Use Multi-threading: Separate camera capture and YOLO inference into different threads:

import threading
import queue

frame_queue = queue.Queue(maxsize=2)
result_queue = queue.Queue(maxsize=2)

def capture_frames():
    while True:
        frame = picam2.capture_array()
        if frame_queue.full():
            frame_queue.get()
        frame_queue.put(frame)

def process_frames():
    while True:
        frame = frame_queue.get()
        results = model(frame, imgsz=320)
        annotated = results[0].plot()
        if result_queue.full():
            result_queue.get()
        result_queue.put(annotated)

# Start threads
threading.Thread(target=capture_frames, daemon=True).start()
threading.Thread(target=process_frames, daemon=True).start()

while True:
    if not result_queue.empty():
        cv2.imshow("YOLO on Raspberry Pi", result_queue.get())
    if cv2.waitKey(1) & 0xFF == ord('q'):
        break

Advanced Usage

Using Video Files as Input

import cv2
from ultralytics import YOLO

model = YOLO("yolov8n.pt")
cap = cv2.VideoCapture("input_video.mp4")

while cap.isOpened():
    ret, frame = cap.read()
    if not ret:
        break

    results = model(frame, imgsz=320)
    annotated = results[0].plot()
    cv2.imshow("YOLO Detection", annotated)

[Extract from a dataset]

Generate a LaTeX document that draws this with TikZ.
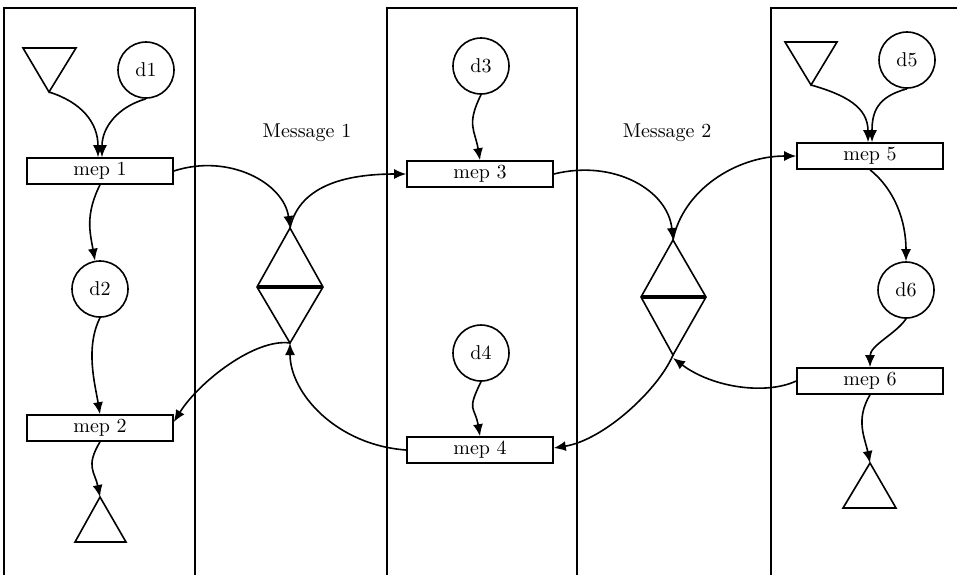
\documentclass[tikz,border=0pt]{standalone}
\usetikzlibrary{arrows.meta, positioning}

\begin{document}
\begin{tikzpicture}[
      x=0.5pt, y=-0.5pt, line width=0.8pt,
      mep/.style = {draw, minimum width=73pt, minimum height=13pt, inner sep=0pt},
      dat/.style = {draw, circle, minimum size=28pt, inner sep=0pt},
      bar/.style = {line width=1.7pt},
      ar/.style = {-{Latex[length=6pt, width=5pt]}} ]
    \useasboundingbox (0,0) rectangle (957,575);
    % lanes
    \draw (4,575) -- (4,8) -- (195,8) -- (195,575);
    \draw (387,575) -- (387,8) -- (577,8) -- (577,575);
    \draw (771,575) -- (771,8) -- (957,8);
    % left lane
    \coordinate (srcA) at (49,92);
    \draw (srcA) -- +(-26,-44) -- +(27,-44) -- cycle;
    \node[dat] (d1) at (146,70) {d1};
    \node[mep] (m1) at (100,171) {mep 1};
    \node[dat] (d2) at (100,289) {d2};
    \node[mep] (m2) at (100,428) {mep 2};
    \coordinate (snkA) at (100,497);
    \draw (snkA) -- +(-25,45) -- +(26,45) -- cycle;
    % middle lane
    \node[dat] (d3) at (481,66) {d3};
    \node[mep] (m3) at (480,174) {mep 3};
    \node[dat] (d4) at (481,353) {d4};
    \node[mep] (m4) at (480,450) {mep 4};
    % right lane
    \coordinate (srcB) at (811,85);
    \draw (srcB) -- +(-26,-43) -- +(26,-43) -- cycle;
    \node[dat] (d5) at (907,60) {d5};
    \node[mep] (m5) at (870,156) {mep 5};
    \node[dat] (d6) at (906,290) {d6};
    \node[mep] (m6) at (870,381) {mep 6};
    \coordinate (snkB) at (870,463);
    \draw (snkB) -- +(-27,45) -- +(26,45) -- cycle;
    % message exchanges
    \coordinate (x1t) at (290,228);  \coordinate (x1b) at (290,343);
    \draw (x1t) -- (257,287) -- (x1b) -- (323,287) -- cycle;
    \draw[bar] (257,287) -- (323,287);
    \coordinate (x2t) at (673,240);  \coordinate (x2b) at (673,355);
    \draw (x2t) -- (641,297) -- (x2b) -- (706,297) -- cycle;
    \draw[bar] (641,297) -- (706,297);
    \node (msg1) at (307,133) {Message 1};
    \node (msg2) at (667,133) {Message 2};
    % flows in the lanes
    \draw[ar] (srcA) .. controls +(32,10) and +(0,-35) .. ([xshift=-1pt]m1.north);
    \draw[ar] (d1.south) .. controls +(-28,8) and +(0,-30) .. ([xshift=1pt]m1.north);
    \draw[ar] (m1.south) .. controls +(-15,30) and +(-5,-28) .. (d2.100);
    \draw[ar] (d2.south) .. controls +(-15,30) and +(-5,-30) .. (m2.north);
    \draw[ar] (m2.south) .. controls +(-15,25) and +(-5,-25) .. (snkA);
    \draw[ar] (d3.south) .. controls +(-15,30) and +(-5,-30) .. (m3.north);
    \draw[ar] (d4.south) .. controls +(-15,30) and +(-5,-30) .. (m4.north);
    \draw[ar] (srcB) .. controls +(35,10) and +(0,-35) .. ([xshift=-1pt]m5.north);
    \draw[ar] (d5.south) .. controls +(-30,8) and +(0,-30) .. ([xshift=1pt]m5.north);
    \draw[ar] (m5.south) .. controls +(25,20) and +(0,-40) .. (d6.north);
    \draw[ar] (d6.south) .. controls +(-10,15) and +(0,-22) .. (m6.north);
    \draw[ar] (m6.south) .. controls +(-15,25) and +(-5,-25) .. (snkB);
    % flows between the lanes
    \draw[ar] (m1.east) .. controls +(55,-18) and +(-6,-45) .. (x1t);
    \draw[ar] (x1t) .. controls +(10,-45) and +(-55,0) .. (m3.west);
    \draw[ar] (x1b) .. controls +(-35,-5) and +(25,-40) .. ([yshift=3pt]m2.east);
    \draw[ar] (m4.west) .. controls +(-70,-5) and +(0,50) .. (x1b);
    \draw[ar] (m3.east) .. controls +(60,-15) and +(-5,-50) .. (x2t);
    \draw[ar] (x2t) .. controls +(10,-50) and +(-60,0) .. (m5.west);
    \draw[ar] (x2b) .. controls +(-15,35) and +(50,-8) .. ([yshift=1pt]m4.east);
    \draw[ar] (m6.west) .. controls +(-30,14) and +(40,30) .. ([yshift=-1.5pt]x2b);
\end{tikzpicture}
\end{document}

    if cv2.waitKey(1) & 0xFF == ord('q'):
        break

cap.release()
cv2.destroyAllWindows()

Summary

Through this tutorial, you have learned:

How to set up the YOLO environment on Raspberry Pi
How to perform real-time object detection using the camera
How to resolve common installation and runtime issues
Various methods to optimize detection performance

The power of YOLO lies in its simplicity and efficiency, enabling respectable object detection performance even on embedded devices like the Raspberry Pi. Continue exploring, and you can build various interesting applications such as smart surveillance, object tracking, and people counting.